I hate to say it, but you need to get over that. This very mindset has screwed me over more times than I care to think about. I'm in the $2B+ generated revenue part of my career. I've got a lot of scars, bruises and broken dreams that brought me here. Built an entire start-up, that sold for $256M, got screwed out of $2M. That was on the low-end of what I've lost in various endeavours. And I have stupidly made that mistake several times. Over the years I've learned some hard lessons.

I now take the approach that "I charge this much per day/week for my time, if you cannot afford that and wish to give me equity in lieu of (some of) my pay, these are my terms." And I don't do 4 year vesting with 1 year cliff. If I am taking a significant pay cut, e.g. 60% to 70% from my usual day rate, the cliff is 90 days on an accelerated vesting schedule. And it is a grant, not options, I'm not giving back money to get what I earned.

You also need to start negotiating your contracts to have a quaterly or bi-annual rate increase from "I'm doing you a solid here with a big discount" so that three years later, after built all the tech for the start-up, you aren't earning less than the Junior who struggles to remember the difference between margins and offsets. On client discounts (I've stopped giving them except where large chunks of equity are concerned), you can backload them too, so that should the client cut you loose because you bumped your rate by 10% last year, as stated in your contract, they pay a termination fee. Some clients will balk and nope out, those clients you don't want. It took me decades to figure out I was allowed to say "no" to potential work.

Right now I am charging less than what I have in the past, $1,000/day as opposed to $1,600 to $2,000/day, because I need some stress free time, and at 6pm, I turn off my computer and forget about my work.
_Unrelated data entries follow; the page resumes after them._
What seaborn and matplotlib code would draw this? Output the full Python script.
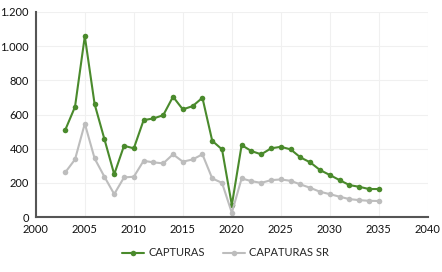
import pandas as pd
import matplotlib.pyplot as plt
import seaborn as sns
from matplotlib.ticker import FuncFormatter

# === DATA ===
years = list(range(2003, 2036))
capturas = [509, 645, 1058, 661, 456, 250, 417, 402, 567, 577, 596, 704, 630, 649, 698,
            446, 396, 70, 421, 386, 367, 402, 411, 396, 349, 320, 275, 246, 216, 187, 177, 164, 164]
capturas_sr = [261, 337, 547, 343, 236, 134, 232, 236, 329, 320, 314, 367, 324, 337, 367,
               226, 200, 25, 226, 210, 200, 216, 220, 212, 191, 171, 148, 134, 119, 105, 99, 95, 94]
series_names = ['CAPTURAS', 'CAPATURAS SR']

df = pd.concat([
    pd.DataFrame({'Year': years, 'Value': capturas, 'Serie': series_names[0]}),
    pd.DataFrame({'Year': years, 'Value': capturas_sr, 'Serie': series_names[1]}),
], ignore_index=True)

# === STYLE ===
sns.set_style('white')
plt.rcParams['font.family'] = ['Lato', 'DejaVu Sans']

fig = plt.figure(figsize=(4.42, 2.72), dpi=100)
ax = fig.add_axes([0.081, 0.202, 0.887, 0.754])

sns.lineplot(data=df, x='Year', y='Value', hue='Serie',
             palette={series_names[0]: '#4a8a2c', series_names[1]: '#bdbdbd'},
             marker='o', markersize=4, markeredgewidth=0, linewidth=1.5, ax=ax)

ax.set_xlim(2000, 2040)
ax.set_ylim(0, 1200)
ax.set_xticks(range(2000, 2041, 5))
ax.set_yticks(range(0, 1201, 200))
ax.yaxis.set_major_formatter(FuncFormatter(lambda v, p: f'{int(v):,}'.replace(',', '.')))
ax.grid(True, color='#f0f0f0', linewidth=0.8)
ax.set_xlabel('')
ax.set_ylabel('')

for s in ['top', 'right']:
    ax.spines[s].set_visible(False)
for s in ['left', 'bottom']:
    ax.spines[s].set_color('#555555')
    ax.spines[s].set_linewidth(1.5)
ax.tick_params(axis='both', direction='out', length=3, width=1, color='#555555',
               labelsize=8, labelcolor='#111111', pad=2)

ax.legend(loc='center', bbox_to_anchor=(0.51, 0.07), bbox_transform=fig.transFigure,
          ncol=2, frameon=False, fontsize=8, handlelength=2.0, handletextpad=0.4,
          columnspacing=1.6)

fig.savefig('out.png', dpi=100)
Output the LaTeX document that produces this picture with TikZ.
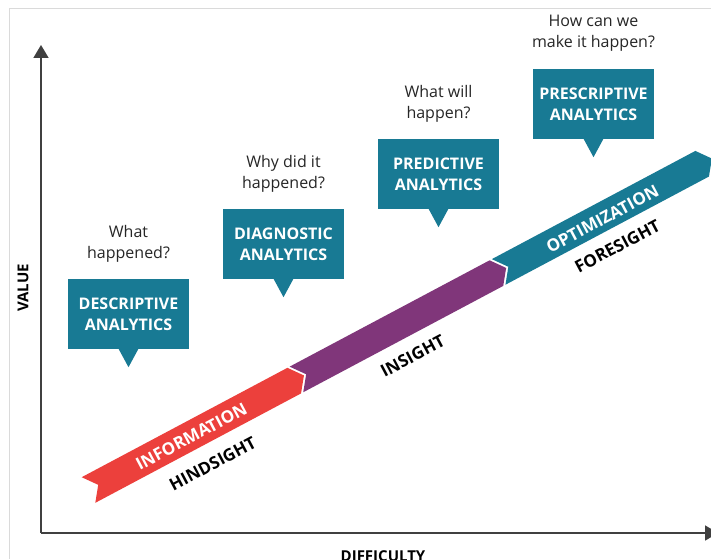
\documentclass[tikz,border=0pt]{standalone}
\usepackage{fontspec}
\setmainfont{Open Sans}
\usetikzlibrary{arrows.meta}
\definecolor{tealc}{HTML}{187A94}
\definecolor{redc}{HTML}{EC403C}
\definecolor{purplec}{HTML}{80367A}
\definecolor{framec}{HTML}{DADADA}
\begin{document}
\begin{tikzpicture}[x=1pt,y=-1pt,
  box/.style={fill=tealc, text=white, minimum width=121pt, minimum height=70pt, inner sep=0pt, align=center, font=\bfseries\fontsize{16}{21}\selectfont},
  question/.style={align=center, text=black!85, font=\fontsize{16}{21}\selectfont, inner sep=0pt},
  axisline/.style={draw=black!75, line width=1.8pt, -{Triangle[width=15pt,length=13pt]}},
  axislabel/.style={font=\bfseries\fontsize{15}{18}\selectfont, text=black, inner sep=0pt},
  bandlabel/.style={font=\bfseries\fontsize{17}{19}\selectfont, inner sep=0pt, transform shape},
  segment/.style={draw=white, line width=0.8pt, line join=miter}
]
\useasboundingbox (0,0) rectangle (711,559);
\clip (0,0) rectangle (711,559);
\fill[white] (0,0) rectangle (711,559);
% frame
\draw[framec, line width=1pt] (9,559) -- (9,9) -- (711,9);
% axes
\coordinate (origin) at (41,533);
\coordinate (ytop) at (41,45);
\coordinate (xend) at (718,533);
\draw[axisline] (origin) -- (ytop);
\draw[axisline] (origin) -- (xend);
\node[axislabel, rotate=90] (value) at (23,288) {VALUE};
\node[axislabel, anchor=base] (difficulty) at (383,561) {DIFFICULTY};
% band
\begin{scope}[shift={(88.5,490)}, rotate=28]
  \fill[redc] (0,-14.5) -- (233,-14.5) -- (244,0) -- (233,14.5) -- (0,14.5) -- (11,0) -- cycle;
  \fill[purplec] (235.5,-14.5) -- (462,-14.5) -- (473,0) -- (462,14.5) -- (235.5,14.5) -- (246.5,0) -- cycle;
  \fill[tealc] (464.5,-14.5) -- (695,-14.5) -- (706,0) -- (695,14.5) -- (464.5,14.5) -- (475.5,0) -- cycle;
  \node[bandlabel, text=white] (information) at (116,1) {INFORMATION};
  \node[bandlabel, text=black] (hindsight) at (122,35) {HINDSIGHT};
  \node[bandlabel, text=black] (insight) at (349,34) {INSIGHT};
  \node[bandlabel, text=white] (optimization) at (581,2) {OPTIMIZATION};
  \node[bandlabel, text=black] (foresight) at (581.5,33) {FORESIGHT};
\end{scope}
% boxes
\node[box] (desc) at (128.5,314) {DESCRIPTIVE\\ANALYTICS};
\node[box] (diag) at (283.5,244) {DIAGNOSTIC\\ANALYTICS};
\node[box] (pred) at (438.5,174) {PREDICTIVE\\ANALYTICS};
\node[box] (presc) at (593.5,104) {PRESCRIPTIVE\\ANALYTICS};
\foreach \b in {desc,diag,pred,presc}{
  \fill[tealc] ([xshift=-10pt,yshift=0.5pt]\b.south) -- ([xshift=10pt,yshift=0.5pt]\b.south) -- ([yshift=-18pt]\b.south) -- cycle;
}
% questions
\node[question] (q1) at (128.5,243.5) {What\\happened?};
\node[question] (q2) at (283.5,173.5) {Why did it\\happened?};
\node[question] (q3) at (438.5,103.5) {What will\\happen?};
\node[question] (q4) at (593.5,33.5) {How can we\\make it happen?};
\end{tikzpicture}
\end{document}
Have you considered finding somebody to act as your “talent agent“? I don’t know exactly how this would work, but with so much money being left on the table I think it makes a ton of sense to be creative. I totally understand how awkward it can be to ask for more, but if part of the block is your own personality, there must be someone out there who would have less of a problem asking for what you deserve. The ROI would almost certainly be huge regardless of their cut.